Conductor and soloist seem perfectly to understand the role of the piano in these two works. They are not concertos which pitch the soloist against the orchestra in mighty conflict, nor yet is it sufficient to see the piano as a concertante or obbligato instrument. The truth lies somewhere between the two views. Of course this is a far more complex and subtle matter than simply orchestral balance, though soloist and conductor are expert at making sure we hear everything we should. It is to do with the interaction between soloist and orchestra, and the way in which the soloist must adapt her playing to suit that role at any given time. Joyce Hatto is a commanding player who nonetheless never seeks the limelight. She is at the service of the composer at all times, and the final chords of these concertos leave the listener reflecting on Brahms’ achievements rather than that of the performers’. This is all the more remarkable when we consider the playing itself. From the mighty trills in the first movement of the D minor concerto to the subtle, inward quality of its slow movement Hatto produces playing as individual as any pianist, though it is, of course, a very different kind of personality which emerges here than in her recordings of, for example, the Tchaikovsky concertos.

Another characteristic of these performances is a sense of the work’s architecture. The playing is rugged rather than precious, and once again we have the impression that Brahms’ intentions are the performers’ priority. There is a sense of inevitability about the playing, and the feeling of growth and development in each concerto is emphasised.
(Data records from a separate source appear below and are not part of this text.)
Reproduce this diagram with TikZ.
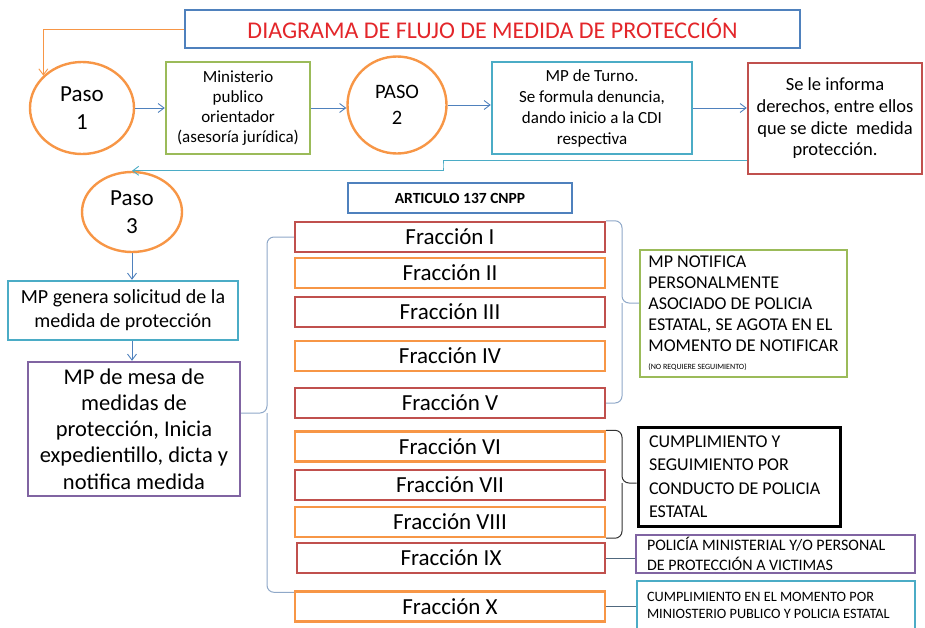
\documentclass[tikz,border=0pt]{standalone}
\usepackage{fontspec}
\setmainfont{Carlito}
\usetikzlibrary{shapes.geometric}
\usetikzlibrary{positioning}
\usetikzlibrary{arrows.meta}
\usetikzlibrary{calc}

\definecolor{ofblue}{HTML}{4F81BD}
\definecolor{oforange}{HTML}{F79646}
\definecolor{ofgreen}{HTML}{9BBB59}
\definecolor{ofred}{HTML}{C0504D}
\definecolor{ofcyan}{HTML}{4BACC6}
\definecolor{ofpurple}{HTML}{8064A2}
\definecolor{titlered}{HTML}{E3262A}
\definecolor{bracecol}{HTML}{8FA8C8}
\definecolor{linkcol}{HTML}{50687E}

\begin{document}
\begin{tikzpicture}[x=1pt, y=-1pt]
	\tikzset{
		box/.style={rectangle, draw, line width=2.4pt, inner sep=0pt, align=center},
		pasonode/.style={ellipse, draw=oforange, line width=2.4pt, inner sep=0pt, align=center, font=\fontsize{23}{28}\selectfont},
		fracnode/.style={box, minimum width=310pt, minimum height=30pt, font=\fontsize{23}{26}\selectfont},
		notenode/.style={box, align=flush left, anchor=center},
		flow/.style={draw=ofblue, line width=0.9pt, -{Straight Barb[length=6pt,width=9pt]}},
		bracket/.style={draw=bracecol, line width=1pt, rounded corners=7pt},
		link/.style={draw=linkcol, line width=1pt},
	}
	\useasboundingbox (0,0) rectangle (925,627);

	\node[box, draw=ofblue, minimum width=615pt, minimum height=38pt, text=titlered, font=\fontsize{24}{28}\selectfont] (titulo) at (492.5,29) {DIAGRAMA DE FLUJO DE MEDIDA DE PROTECCIÓN};

	\node[pasonode, minimum width=104pt, minimum height=92pt] (paso1) at (82,108) {Paso\\1};
	\node[box, draw=ofgreen, minimum width=144pt, minimum height=92pt, font=\fontsize{17}{20}\selectfont] (orientador) at (238,108) {Ministerio\\publico\\orientador\\(asesoría jurídica)};
	\node[pasonode, minimum width=99pt, minimum height=97pt, font=\fontsize{20.5}{26}\selectfont] (paso2) at (397,105) {PASO\\2};
	\node[box, draw=ofcyan, minimum width=200pt, minimum height=92pt, font=\fontsize{17}{21}\selectfont] (turno) at (592,108) {MP de Turno.\\Se formula denuncia,\\dando inicio a la CDI\\respectiva};
	\node[box, draw=ofred, minimum width=174pt, minimum height=111pt, font=\fontsize{18.5}{21.7}\selectfont] (informa) at (835,118.5) {Se le informa\\derechos, entre ellos\\que se dicte~ medida\\protección.};

	\draw[flow, draw=oforange] (titulo.west) -| (paso1.140);
	\draw[flow] (paso1.east) -- (orientador.west);
	\draw[flow] (orientador.east) -- (orientador.east -| paso2.west);
	\draw[flow] (paso2.east) -- (paso2.east -| turno.west);
	\draw[flow] (turno.east) -- (turno.east -| informa.west);

	\node[pasonode, minimum width=100pt, minimum height=80pt] (paso3) at (132,212) {Paso\\3};
	\node[box, draw=ofcyan, minimum width=230pt, minimum height=59pt, font=\fontsize{20}{24}\selectfont] (solicitud) at (123,310.5) {MP genera solicitud de la\\medida de protección};
	\node[box, draw=ofpurple, minimum width=212pt, minimum height=134pt, font=\fontsize{22.5}{26.2}\selectfont] (mesa) at (134,429) {MP de mesa de\\medidas de\\protección, Inicia\\expedientillo, dicta y\\notifica medida};

	\coordinate (quiebre) at (443,166);
	\draw[flow, draw=ofcyan] ([yshift=-41.5pt]informa.west) -| (quiebre) |- (paso3.north);
	\draw[flow] (paso3.south) -- (paso3.south |- solicitud.north);
	\draw[flow] (paso3.south |- solicitud.south) -- (paso3.south |- mesa.north);

	\node[box, draw=ofblue, minimum width=224pt, minimum height=30pt, font=\fontsize{15.5}{18}\selectfont\bfseries] (articulo) at (460,198) {ARTICULO 137 CNPP};

	\node[fracnode, draw=ofred] (f1) at (450,237) {Fracción I};
	\node[fracnode, draw=oforange] (f2) at (450,273) {Fracción II};
	\node[fracnode, draw=ofred] (f3) at (450,312) {Fracción III};
	\node[fracnode, draw=oforange] (f4) at (450,356) {Fracción IV};
	\node[fracnode, draw=ofred] (f5) at (450,403) {Fracción V};
	\node[fracnode, draw=oforange] (f6) at (450,446.5) {Fracción VI};
	\node[fracnode, draw=ofred] (f7) at (450,485) {Fracción VII};
	\node[fracnode, draw=oforange] (f8) at (450,522) {Fracción VIII};
	\node[fracnode, draw=ofred, minimum width=308pt] (f9) at (451,558) {Fracción IX};
	\node[fracnode, draw=oforange] (f10) at (450,606.5) {Fracción X};

	\coordinate (llave) at (267,413);
	\draw[bracket] (f1.west) -| (llave) -- (mesa.east |- llave);
	\draw[bracket] ([yshift=-2pt]f10.north west) -| (llave);

	\node[box, draw=ofgreen, align=left, minimum width=207pt, minimum height=127pt, font=\fontsize{18}{21}\selectfont] (notifica) at (743.5,313.5) {MP NOTIFICA\\PERSONALMENTE\\ASOCIADO DE POLICIA\\ESTATAL, SE AGOTA EN EL\\MOMENTO DE NOTIFICAR\\[-3pt]{\fontsize{8}{10}\selectfont (NO REQUIERE SEGUIMIENTO)}};
	\node[notenode, draw=black, line width=3pt, text width=180pt, inner xsep=11pt, minimum height=99pt, font=\fontsize{18}{23.5}\selectfont] (conducto) at (739,476.5) {CUMPLIMIENTO Y\\SEGUIMIENTO POR\\CONDUCTO DE POLICIA\\ESTATAL};
	\node[notenode, draw=ofpurple, text width=257pt, inner xsep=11pt, minimum height=38pt, font=\fontsize{16}{20}\selectfont] (policia) at (775.5,554) {POLICÍA MINISTERIAL Y/O PERSONAL\\DE PROTECCIÓN A VICTIMAS};
	\node[notenode, draw=ofcyan, text width=258pt, inner xsep=10pt, minimum height=49pt, font=\fontsize{14.3}{17.5}\selectfont] (momento) at (776,605.5) {CUMPLIMIENTO EN EL MOMENTO POR\\MINIOSTERIO PUBLICO Y POLICIA ESTATAL};

	\coordinate (llaveA) at (622,303);
	\draw[bracket] (f1.north east) -| (llaveA) -- (notifica.west |- llaveA);
	\draw[bracket] (f5.east) -| (llaveA);

	\coordinate (llaveB) at (622,483);
	\draw[bracket, draw=black!80] (f6.north east) -| (llaveB) -- (conducto.west |- llaveB);
	\draw[bracket, draw=black!80] (f8.south east) -| (llaveB);

	\draw[link] (f9.east) -- (f9.east -| policia.west);
	\draw[link] (f10.east) -- (f10.east -| momento.west);
\end{tikzpicture}
\end{document}
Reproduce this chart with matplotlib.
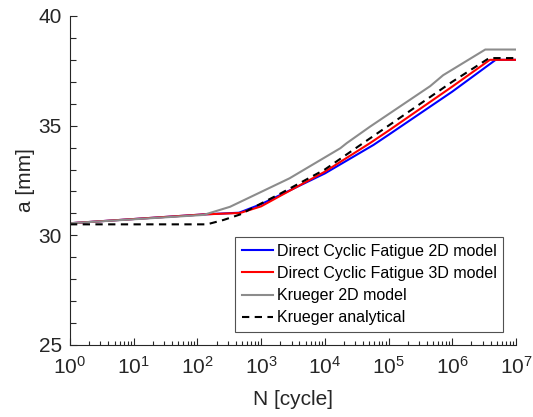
import numpy as np
import matplotlib
matplotlib.use('Agg')
import matplotlib.pyplot as plt
from matplotlib.ticker import FixedLocator, MultipleLocator, NullFormatter

plt.rcParams['font.family'] = ['Liberation Sans', 'DejaVu Sans']
plt.rcParams['mathtext.fontset'] = 'custom'
plt.rcParams['mathtext.rm'] = 'Liberation Sans'
plt.rcParams['mathtext.it'] = 'Liberation Sans:italic'

# crack length a [mm] against number of cycles N
N_dcf2d = [1, 120, 450, 1e3, 2e3, 1e4, 5.8e4, 1e5, 1e6, 4.8e6, 1e7]
a_dcf2d = [30.55, 30.95, 31.03, 31.42, 31.84, 32.82, 34.12, 34.58, 36.55, 38.0, 38.0]

N_dcf3d = [1, 120, 470, 1e3, 2e3, 1e4, 5.1e4, 1e5, 1e6, 3.9e6, 1e7]
a_dcf3d = [30.55, 30.95, 31.02, 31.32, 31.8, 32.9, 34.2, 34.77, 36.78, 38.0, 38.0]

N_kr2d = [1, 125, 325, 2.8e3, 1.75e4, 2.2e4, 5.1e4, 4.5e5, 7.2e5, 3.3e6, 1e7]
a_kr2d = [30.55, 30.93, 31.3, 32.6, 33.97, 34.2, 34.95, 36.8, 37.3, 38.47, 38.47]

N_kran = [1, 141, 257, 468, 1e3, 2e3, 1e4, 5e4, 1e5, 1e6, 3.8e6, 1e7]
a_kran = [30.5, 30.5, 30.7, 30.95, 31.45, 31.9, 33.0, 34.4, 35.0, 37.0, 38.08, 38.08]

exps = range(0, 8)
xticklabels = [r'$10^{%d}$' % e for e in exps]

fig = plt.figure(figsize=(5.33, 4.17), dpi=100)
ax = fig.add_axes([0.1313, 0.1727, 0.8367, 0.789])

ax.semilogx(N_dcf2d, a_dcf2d, color=(0, 0, 1), lw=1.5, label='Direct Cyclic Fatigue 2D model')
ax.semilogx(N_dcf3d, a_dcf3d, color=(1, 0, 0), lw=1.5, label='Direct Cyclic Fatigue 3D model')
ax.semilogx(N_kr2d, a_kr2d, color=(0.55, 0.55, 0.55), lw=1.5, label='Krueger 2D model')
ax.semilogx(N_kran, a_kran, color='k', lw=1.5, ls=(0, (3.5, 2.6)), label='Krueger analytical')

ax.set_xlim(1, 1e7)
ax.set_ylim(25, 40)
ax.set_xticks([10.0**e for e in exps])
ax.set_xticklabels(xticklabels)
minor = [m * 10.0**e for e in range(0, 7) for m in range(2, 10)]
ax.xaxis.set_minor_locator(FixedLocator(minor))
ax.xaxis.set_minor_formatter(NullFormatter())
ax.set_yticks([25, 30, 35, 40])
ax.yaxis.set_minor_locator(MultipleLocator(1))

tc = (0.15, 0.15, 0.15)
for side in ['top', 'right']:
    ax.spines[side].set_visible(False)
for side in ['left', 'bottom']:
    ax.spines[side].set_color(tc)
    ax.spines[side].set_linewidth(0.8)
ax.tick_params(which='both', direction='in', colors=tc, labelsize=15, width=0.8)
ax.tick_params(which='major', length=5)
ax.tick_params(axis='x', which='major', pad=8)
ax.tick_params(axis='y', which='major', pad=6)
ax.tick_params(which='minor', length=3)
ax.tick_params(axis='y', which='minor', length=4)

ax.set_xlabel('N [cycle]', fontsize=15, color=tc, labelpad=9)
ax.set_ylabel('a [mm]', fontsize=15, color=tc, labelpad=2)

leg = ax.legend(loc='lower right', bbox_to_anchor=(0.9715, 0.04),
                fontsize=11.5, frameon=True, fancybox=False, handlelength=1.95,
                handletextpad=0.25, labelspacing=0.45, borderpad=0.4, borderaxespad=0)
leg.get_frame().set_edgecolor(tc)
leg.get_frame().set_linewidth(0.8)

fig.savefig('out.png', dpi=100)
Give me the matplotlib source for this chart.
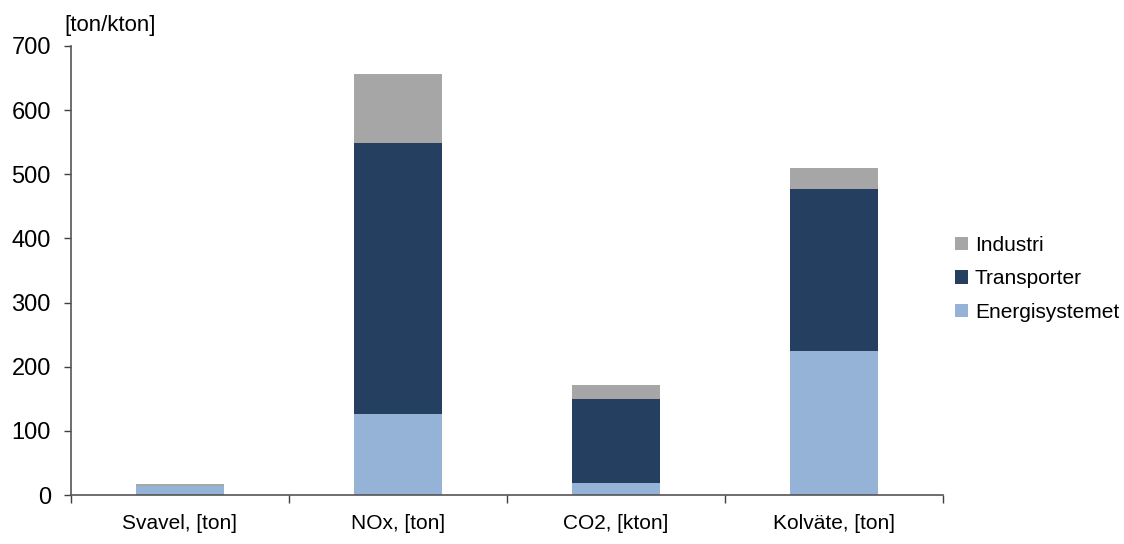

A few particular points now. The opening tutti of the First Concerto is impressive and commanding. The tempo, as already noted, is slow, but pulse and movement are both emphasised, and nowhere does the tempo drag. This is Brahms orchestral playing at its best. The arrival of the soloist – surely one of the most beautiful in the concerto repertoire – is perfectly prepared and anticipated. Detailed control of phrasing and dynamics produces one of the most inward and touching slow movements I have yet heard in this concerto, and the lively finale is particularly well done, the humour of the fugato passage perfectly realised by the orchestra and, when she joins them, the soloist herself. The opening of the Second Concerto will seem to some listeners even slower, but surrender to it, listen to it on its own terms and the control of the playing throughout the movement soon convinces. The second movement – Brahms’ "tiny, tiny wisp of a scherzo" – is particularly successful. I was looking forward to the recapitulation where the orchestra and soloist change places, and Joyce Hatto’s stupendous bass octaves do not disappoint. The slow movement is blessed with the same qualities as that of the First Concerto, and the cello soloist clearly sees his role as section leader with an important solo passage to play rather than as a soloist in his own right, a point of view which is fine by me. The finale goes wonderfully well, smiling where it should and leaving us to ponder, as it also should, why Brahms decided on a relatively lightweight finale like this in such a heavyweight work.

No-one will buy these discs for the couplings, but they will not be disappointed if they do. Joyce Hatto plays these solo works with enormous authority and insight. There is great luminosity and clarity in the playing here, the fragments of melody and their often highly charged accompaniment figures superbly integrated. More remarkable still is the elusive, ambiguous nature of this music, especially in the later pieces, which is perfectly realised by Joyce Hatto.

This is playing of the very highest quality and comparing these performances to others seems irrelevant, the idea of a "best buy" Brahms Piano Concerto even distasteful, yet inevitably Joyce Hatto’s performances have sent me back to others on my shelves. Amongst them – sad to say – the most convincing and authoritative tend to come from the past: Arrau, Backhaus, Gilels and – a personal favourite – Serkin. Joyce Hatto easily finds her place in this hallowed company.